PROVIDED MATERIAL:
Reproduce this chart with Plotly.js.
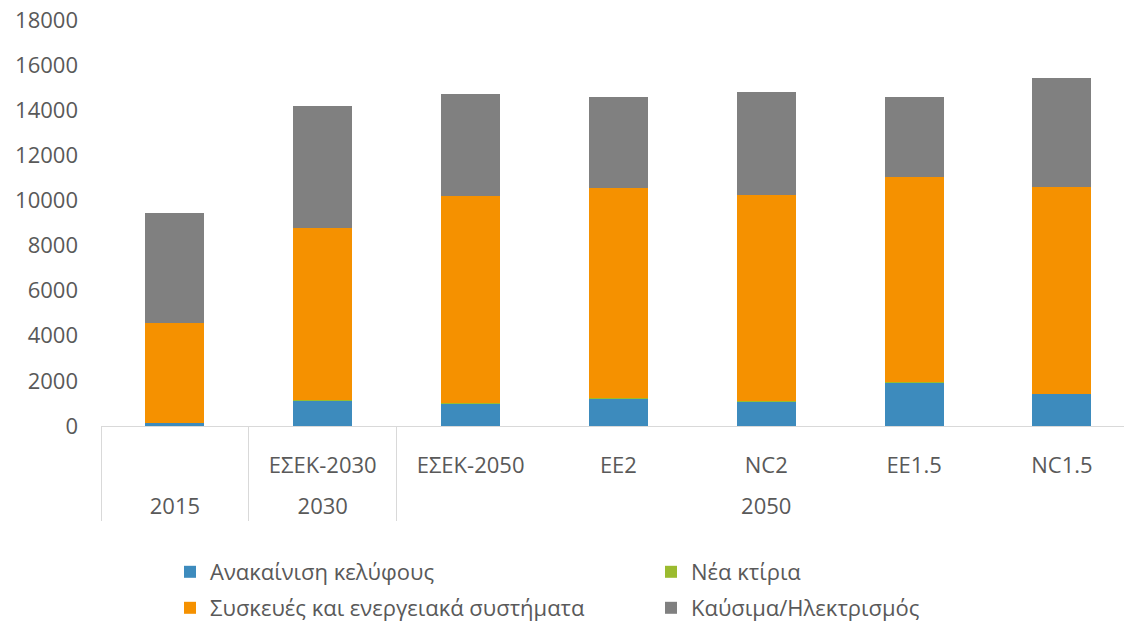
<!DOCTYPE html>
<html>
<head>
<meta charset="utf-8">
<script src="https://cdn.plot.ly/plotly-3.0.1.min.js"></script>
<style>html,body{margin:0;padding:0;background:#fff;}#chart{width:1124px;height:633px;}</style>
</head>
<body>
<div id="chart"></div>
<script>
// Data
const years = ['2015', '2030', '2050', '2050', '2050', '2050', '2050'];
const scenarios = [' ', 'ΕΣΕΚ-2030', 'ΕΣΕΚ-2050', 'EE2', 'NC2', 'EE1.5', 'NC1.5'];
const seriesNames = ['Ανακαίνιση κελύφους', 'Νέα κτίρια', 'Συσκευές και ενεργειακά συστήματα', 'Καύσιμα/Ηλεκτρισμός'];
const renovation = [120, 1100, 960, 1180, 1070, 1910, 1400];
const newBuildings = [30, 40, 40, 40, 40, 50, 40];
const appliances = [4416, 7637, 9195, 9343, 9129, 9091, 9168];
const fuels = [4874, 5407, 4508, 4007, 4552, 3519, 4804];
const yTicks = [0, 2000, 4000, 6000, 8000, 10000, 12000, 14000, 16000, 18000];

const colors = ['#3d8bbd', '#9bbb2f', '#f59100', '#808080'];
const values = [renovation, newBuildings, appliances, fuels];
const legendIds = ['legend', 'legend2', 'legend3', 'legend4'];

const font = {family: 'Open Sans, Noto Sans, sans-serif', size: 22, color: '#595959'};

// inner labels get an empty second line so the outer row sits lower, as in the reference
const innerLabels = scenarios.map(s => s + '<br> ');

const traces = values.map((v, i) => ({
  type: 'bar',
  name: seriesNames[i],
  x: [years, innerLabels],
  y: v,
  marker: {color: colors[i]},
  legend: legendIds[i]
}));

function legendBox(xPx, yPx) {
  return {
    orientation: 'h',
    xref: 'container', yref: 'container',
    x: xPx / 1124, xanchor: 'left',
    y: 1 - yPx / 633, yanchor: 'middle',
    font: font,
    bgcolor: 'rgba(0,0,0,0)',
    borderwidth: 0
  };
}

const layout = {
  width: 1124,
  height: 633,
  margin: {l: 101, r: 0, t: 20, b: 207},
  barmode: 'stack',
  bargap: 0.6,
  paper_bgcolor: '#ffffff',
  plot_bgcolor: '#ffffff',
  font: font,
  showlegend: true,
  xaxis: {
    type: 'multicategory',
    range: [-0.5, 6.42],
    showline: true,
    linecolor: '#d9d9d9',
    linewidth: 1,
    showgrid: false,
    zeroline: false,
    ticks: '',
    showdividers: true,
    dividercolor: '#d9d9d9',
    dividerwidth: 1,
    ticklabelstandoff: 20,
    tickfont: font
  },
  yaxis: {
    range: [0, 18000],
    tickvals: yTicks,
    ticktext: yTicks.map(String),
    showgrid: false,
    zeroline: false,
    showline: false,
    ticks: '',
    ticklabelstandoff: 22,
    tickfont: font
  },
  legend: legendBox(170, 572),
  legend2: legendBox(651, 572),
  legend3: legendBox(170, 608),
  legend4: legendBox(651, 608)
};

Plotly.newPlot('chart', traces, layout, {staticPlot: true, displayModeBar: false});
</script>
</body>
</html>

GIVEN INSTRUCTION:
All of the lines above should be retyped precisely, apart from the pictures.

COMPLETE ANSWER:
Reproduce this chart with Plotly.js.
<!DOCTYPE html>
<html>
<head>
<meta charset="utf-8">
<script src="https://cdn.plot.ly/plotly-3.0.1.min.js"></script>
<style>html,body{margin:0;padding:0;background:#fff;}#chart{width:1124px;height:633px;}</style>
</head>
<body>
<div id="chart"></div>
<script>
// Data
const years = ['2015', '2030', '2050', '2050', '2050', '2050', '2050'];
const scenarios = [' ', 'ΕΣΕΚ-2030', 'ΕΣΕΚ-2050', 'EE2', 'NC2', 'EE1.5', 'NC1.5'];
const seriesNames = ['Ανακαίνιση κελύφους', 'Νέα κτίρια', 'Συσκευές και ενεργειακά συστήματα', 'Καύσιμα/Ηλεκτρισμός'];
const renovation = [120, 1100, 960, 1180, 1070, 1910, 1400];
const newBuildings = [30, 40, 40, 40, 40, 50, 40];
const appliances = [4416, 7637, 9195, 9343, 9129, 9091, 9168];
const fuels = [4874, 5407, 4508, 4007, 4552, 3519, 4804];
const yTicks = [0, 2000, 4000, 6000, 8000, 10000, 12000, 14000, 16000, 18000];

const colors = ['#3d8bbd', '#9bbb2f', '#f59100', '#808080'];
const values = [renovation, newBuildings, appliances, fuels];
const legendIds = ['legend', 'legend2', 'legend3', 'legend4'];

const font = {family: 'Open Sans, Noto Sans, sans-serif', size: 22, color: '#595959'};

// inner labels get an empty second line so the outer row sits lower, as in the reference
const innerLabels = scenarios.map(s => s + '<br> ');

const traces = values.map((v, i) => ({
  type: 'bar',
  name: seriesNames[i],
  x: [years, innerLabels],
  y: v,
  marker: {color: colors[i]},
  legend: legendIds[i]
}));

function legendBox(xPx, yPx) {
  return {
    orientation: 'h',
    xref: 'container', yref: 'container',
    x: xPx / 1124, xanchor: 'left',
    y: 1 - yPx / 633, yanchor: 'middle',
    font: font,
    bgcolor: 'rgba(0,0,0,0)',
    borderwidth: 0
  };
}

const layout = {
  width: 1124,
  height: 633,
  margin: {l: 101, r: 0, t: 20, b: 207},
  barmode: 'stack',
  bargap: 0.6,
  paper_bgcolor: '#ffffff',
  plot_bgcolor: '#ffffff',
  font: font,
  showlegend: true,
  xaxis: {
    type: 'multicategory',
    range: [-0.5, 6.42],
    showline: true,
    linecolor: '#d9d9d9',
    linewidth: 1,
    showgrid: false,
    zeroline: false,
    ticks: '',
    showdividers: true,
    dividercolor: '#d9d9d9',
    dividerwidth: 1,
    ticklabelstandoff: 20,
    tickfont: font
  },
  yaxis: {
    range: [0, 18000],
    tickvals: yTicks,
    ticktext: yTicks.map(String),
    showgrid: false,
    zeroline: false,
    showline: false,
    ticks: '',
    ticklabelstandoff: 22,
    tickfont: font
  },
  legend: legendBox(170, 572),
  legend2: legendBox(651, 572),
  legend3: legendBox(170, 608),
  legend4: legendBox(651, 608)
};

Plotly.newPlot('chart', traces, layout, {staticPlot: true, displayModeBar: false});
</script>
</body>
</html>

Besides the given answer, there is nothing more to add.